Engineers were quick to see, however, that these two machines were as powerful for technical as for commercial calculations. They offered the advantages of electronic computing speeds, rapid input and output via standard media, and availability; that is, they had already been delivered and were being maintained in proper operating condition. Their chief disadvantages were only a lack of memory capacity for larger problems and a lack of a line printing unit to permit immediate inspection of instructions and results.

These two facilities were first provided by an experimental combination of the older type 603 electronic calculator with a type 405 electric accounting machine. This proved to be so successful that the latest type 604 electronic calculating unit was combined with the latest type 402-417 electric accounting machine for printing and a proved electromechanical memory unit to form the Card-Programmed Electronic Calculator. Deliveries were begun in 1949, almost 3 years ago, and production is continuing at a steady rate.

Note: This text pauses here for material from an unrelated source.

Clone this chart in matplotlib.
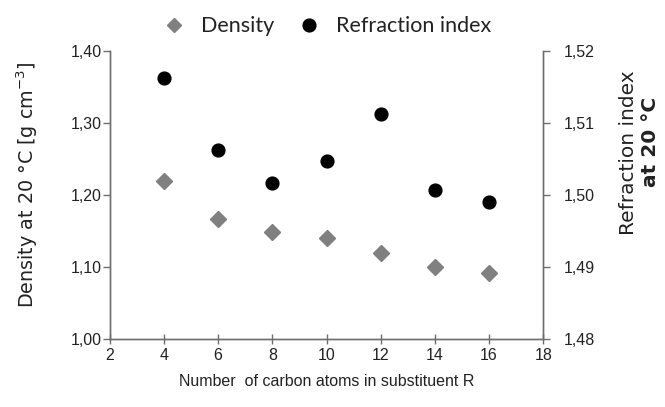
import matplotlib
matplotlib.use("Agg")
import matplotlib.pyplot as plt
from matplotlib.ticker import FixedLocator, FixedFormatter
from matplotlib.lines import Line2D

plt.rcParams['font.family'] = ['Liberation Sans', 'DejaVu Sans']
plt.rcParams['mathtext.fontset'] = 'dejavusans'

carbon_atoms = [4, 6, 8, 10, 12, 14, 16]
density = [1.219, 1.166, 1.148, 1.140, 1.120, 1.100, 1.091]
refraction_x = [4, 6, 8, 10, 12, 14, 16]
refraction = [1.5163, 1.5063, 1.5016, 1.5047, 1.5112, 1.5007, 1.4990]

x_ticks = [2, 4, 6, 8, 10, 12, 14, 16, 18]
left_ticks = [1.00, 1.10, 1.20, 1.30, 1.40]
left_labels = ["1,00", "1,10", "1,20", "1,30", "1,40"]
right_ticks = [1.48, 1.49, 1.50, 1.51, 1.52]
right_labels = ["1,48", "1,49", "1,50", "1,51", "1,52"]

fig = plt.figure(figsize=(6.65, 4.07), dpi=100)
ax = fig.add_axes([0.165, 0.167, 0.652, 0.708])
ax2 = ax.twinx()

spine_color = "#6e6e6e"
text_color = "#222222"
fs = 11.5
diamond_color = "#808080"

ax.plot(carbon_atoms, density, linestyle="none", marker="D", markersize=7.8,
        color=diamond_color, zorder=3)
ax2.plot(refraction_x, refraction, linestyle="none", marker="o", markersize=9.2,
         color="black", zorder=3)

ax.set_xlim(2, 18)
ax.set_ylim(1.00, 1.40)
ax2.set_ylim(1.48, 1.52)

ax.xaxis.set_major_locator(FixedLocator(x_ticks))
ax.yaxis.set_major_locator(FixedLocator(left_ticks))
ax.yaxis.set_major_formatter(FixedFormatter(left_labels))
ax2.yaxis.set_major_locator(FixedLocator(right_ticks))
ax2.yaxis.set_major_formatter(FixedFormatter(right_labels))

for a in (ax, ax2):
    a.spines['top'].set_visible(False)
    for s in ('left', 'right', 'bottom'):
        a.spines[s].set_color(spine_color)
        a.spines[s].set_linewidth(1.0)

ax.tick_params(axis='x', direction='inout', length=7, width=1.0, color=spine_color,
               labelsize=fs, pad=3, labelcolor=text_color)
ax.tick_params(axis='y', direction='out', length=5, width=1.0, color=spine_color,
               labelsize=fs, pad=0.5, labelcolor=text_color)
ax2.tick_params(axis='y', direction='out', length=5, width=1.0, color=spine_color,
                labelsize=fs, pad=10, labelcolor=text_color)

ax.set_xlabel("Number  of carbon atoms in substituent R", fontsize=fs, color=text_color, labelpad=8)

fig.text(27 / 665, 1 - 185 / 407, "Density at 20 °C [g cm$^{-3}$]", rotation=90,
         ha="center", va="center", fontsize=13.8, color=text_color, family=['DejaVu Sans'])

fig.text(628 / 665, 1 - 153 / 407, "Refraction index", rotation=90, ha="center", va="center",
         fontsize=14.5, color=text_color, family=['DejaVu Sans'])
fig.text(651 / 665, 1 - 142 / 407, "at 20 °C", rotation=90, ha="center", va="center",
         fontsize=14.5, color=text_color, family=['DejaVu Sans'], fontweight="bold")

h1 = Line2D([], [], linestyle="none", marker="D", markersize=7.0, color=diamond_color)
h2 = Line2D([], [], linestyle="none", marker="o", markersize=9.2, color="black")
fig.legend(handles=[h1, h2], labels=["Density", "Refraction index"], loc="center",
           bbox_to_anchor=(0.494, 0.935), ncol=2, frameon=False,
           prop={'family': ['Lato', 'DejaVu Sans'], 'size': 15.5},
           handlelength=0.8, handletextpad=0.85, columnspacing=1.23,
           labelcolor=text_color)

fig.savefig("out.png", dpi=100)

The CPC has proved to be truly a general purpose machine. The following examples may serve to illustrate this point:

The Card-Programmed Electronic Calculator, hereinafter called the "CPC," achieves its great flexibility and high output in a number of ways. Chief among these is the design of the arithmetic unit, which is also the logical place to begin a description of the machine.


Figure 1. Arithmetic unit

The Arithmetic Unit
PLUGGABLE CONTROL PANEL

The heart of the CPC is the type 604 arithmetic unit, shown in Figure 1. This is an electronic unit of approximately 1,400 tubes containing electronic storage units, an elec tronic accumulator of 13 positions, and electronic timing and control circuits which will control the operation of the unit at an operating frequency of 50,000 pulses per second. The fundamental electronic operations provided are addition, subtraction, multiplication, and division, which may be used singly or in any combination under control of a wired program established by the user of the machine.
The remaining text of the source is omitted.